『カゲロボ』木皿泉著 あなたのすべてを「見守る」存在

 不思議な短編連作集だ。共通するのは、この一点。「主人公の変化と成長を、人間ではないかもしれない存在が、陰ながら見守っている」という設定。人間の体温とは対極にある、アンドロイド(的な何ものか)によって、温められてゆく主人公たちの物語だ。ただし、彼らが見守る相手というのが、実に木皿泉らしい。著者が見つめているのは、「いい」「悪い」とか「正しい」「間違っている」では分けきれない、グレーゾーンの機微である。

 たとえば、いじめ問題の渦中にある子どもたち。「カゲロボ」と噂される何ものかが見つめているのは、ここでは、いじめられている「弱者」ではない。いじめた側が追い詰められて負った傷。なんとなく加担してしまった、何者でもないクラスメイト。

 ひとり暮らしの70代女性は、自分の身に起きたことが、ほんとうに自分の身に起きたことなのか、確証が持てなくてふわふわと揺れる。親友と思っていた存在からの裏切りを受けて呆然とする彼女に、その何ものかは、「遅くまでおしゃべりに熱中できる夜」をひとつ、くれる。

 ガンでホスピスに入った女性は、人間ではないと自称するケアマネージャーに導かれ、自分の人生において一点の、「恋しい瞬間」を思い出す。神経質な母から「中2なのに生理が来ない」ことを理由に子育てを放棄された少女は、自分とそっくりに作られたアンドロイドと連れ立って、どちらがほんとうの自分なのか思い悩む。

 読み進めると、前に出てきた少年少女が、大人になって再登場する。
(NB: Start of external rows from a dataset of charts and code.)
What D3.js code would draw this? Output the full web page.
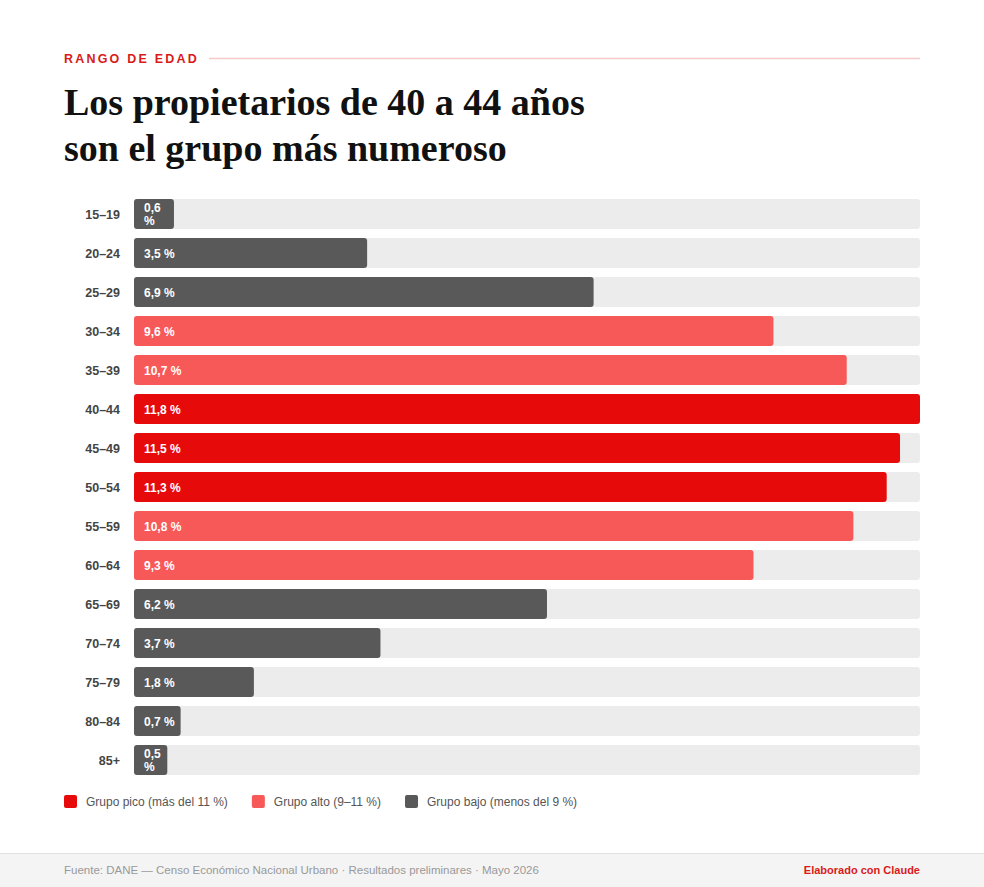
<!DOCTYPE html>
<html><head><meta charset="utf-8">
<script src="https://cdn.jsdelivr.net/npm/d3@7"></script>
<style>body{margin:0;background:#fff;}svg{display:block;}</style>
</head><body>
<script>
const categories=["15–19","20–24","25–29","30–34","35–39","40–44","45–49","50–54","55–59","60–64","65–69","70–74","75–79","80–84","85+"];
const values=[0.6,3.5,6.9,9.6,10.7,11.8,11.5,11.3,10.8,9.3,6.2,3.7,1.8,0.7,0.5];
const groups=["bajo","bajo","bajo","alto","alto","pico","pico","pico","alto","alto","bajo","bajo","bajo","bajo","bajo"];
const legendLabels=["Grupo pico (más del 11 %)","Grupo alto (9–11 %)","Grupo bajo (menos del 9 %)"];
const legendKeys=["pico","alto","bajo"];
const color=d3.scaleOrdinal().domain(["pico","alto","bajo"]).range(["#e60a0a","#f75858","#595959"]);
const W=984,H=887;
const svg=d3.select("body").append("svg").attr("width",W).attr("height",H);
const font="Liberation Sans, Arial, sans-serif";
svg.append("text").attr("x",64).attr("y",63).text("RANGO DE EDAD").attr("fill","#d91a1a")
 .attr("font-family",font).attr("font-weight","bold").attr("font-size",12.5).attr("letter-spacing",2.2);
svg.append("line").attr("x1",209).attr("x2",920).attr("y1",58.5).attr("y2",58.5).attr("stroke","#f6c9c9").attr("stroke-width",1.5);
const t=svg.append("text").attr("font-family","Liberation Serif, Times New Roman, serif").attr("font-weight","bold").attr("font-size",38).attr("fill","#111");
t.append("tspan").attr("x",64).attr("y",115).text("Los propietarios de 40 a 44 años");
t.append("tspan").attr("x",64).attr("y",161).text("son el grupo más numeroso");
const x=d3.scaleLinear().domain([0,d3.max(values)]).range([134,920]);
const y=d3.scaleBand().domain(categories).range([199,775]).paddingInner(9/39).paddingOuter(0);
const g=svg.append("g");
categories.forEach((c,i)=>{
 const yy=y(c),bh=y.bandwidth();
 g.append("rect").attr("x",134).attr("y",yy).attr("width",786).attr("height",bh).attr("rx",3).attr("fill","#ececec");
 const bw=x(values[i])-x(0);
 g.append("rect").attr("x",134).attr("y",yy).attr("width",bw).attr("height",bh).attr("rx",3).attr("fill",color(groups[i]));
 g.append("text").attr("x",120).attr("y",yy+bh/2+4.5).attr("text-anchor","end").text(c)
  .attr("font-family",font).attr("font-weight","bold").attr("font-size",12.5).attr("fill","#444");
 const lab=values[i].toFixed(1).replace(".",",");
 const tx=g.append("text").attr("font-family",font).attr("font-weight","bold").attr("font-size",12).attr("fill","#fff");
 if(bw<43){
  tx.append("tspan").attr("x",144).attr("y",yy+bh/2-2).text(lab);
  tx.append("tspan").attr("x",144).attr("y",yy+bh/2+11).text("%");
 } else tx.append("tspan").attr("x",144).attr("y",yy+bh/2+4.5).text(lab+" %");
});
let lx=64;
legendKeys.forEach((k,i)=>{
 const lg=svg.append("g");
 lg.append("rect").attr("x",lx).attr("y",795).attr("width",13).attr("height",13).attr("rx",2).attr("fill",color(k));
 const tt=lg.append("text").attr("x",lx+22).attr("y",806).text(legendLabels[i]).attr("font-family",font).attr("font-size",12).attr("fill","#555");
 lx+=22+tt.node().getComputedTextLength()+24;
});
svg.append("rect").attr("x",0).attr("y",853).attr("width",W).attr("height",34).attr("fill","#f4f4f4");
svg.append("line").attr("x1",0).attr("x2",W).attr("y1",853.5).attr("y2",853.5).attr("stroke","#e0e0e0");
svg.append("text").attr("x",64).attr("y",874).text("Fuente: DANE — Censo Económico Nacional Urbano · Resultados preliminares · Mayo 2026")
 .attr("font-family",font).attr("font-size",11.5).attr("fill","#999");
svg.append("text").attr("x",920).attr("y",874).attr("text-anchor","end").text("Elaborado con Claude")
 .attr("font-family",font).attr("font-weight","bold").attr("font-size",11).attr("fill","#d91a1a");
</script>
</body></html>
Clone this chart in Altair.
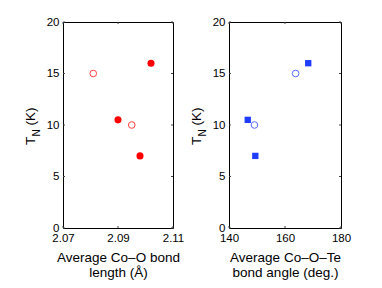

自らの息子の姿に、かつての自分を重ねる父親。姉に対するコンプレックスにからめ取られ、傷ついて、もうこれ以上、姉の生きている世界では、一歩も動けないとしゃがみ込む女性。彼らが思い出すのは少年少女時代、ほんの一瞬すれ違った「カゲロボ」たちの記憶だ。

 そして何より胸に響くのは、彼と彼女は「カゲロボ」によってではなく、自分の力で光を見出し、自らを救い、次の一歩を歩き始める点である。

 抑制のきいた表現が、むしろ、読み手の胸を刺す。自分はこの世界を、この人生を生き抜くのだと、腹の底から決意してゆく主人公たちが愛おしい。「見守られている」というささやかな実感に、人は、思いのほか、救われているのだ。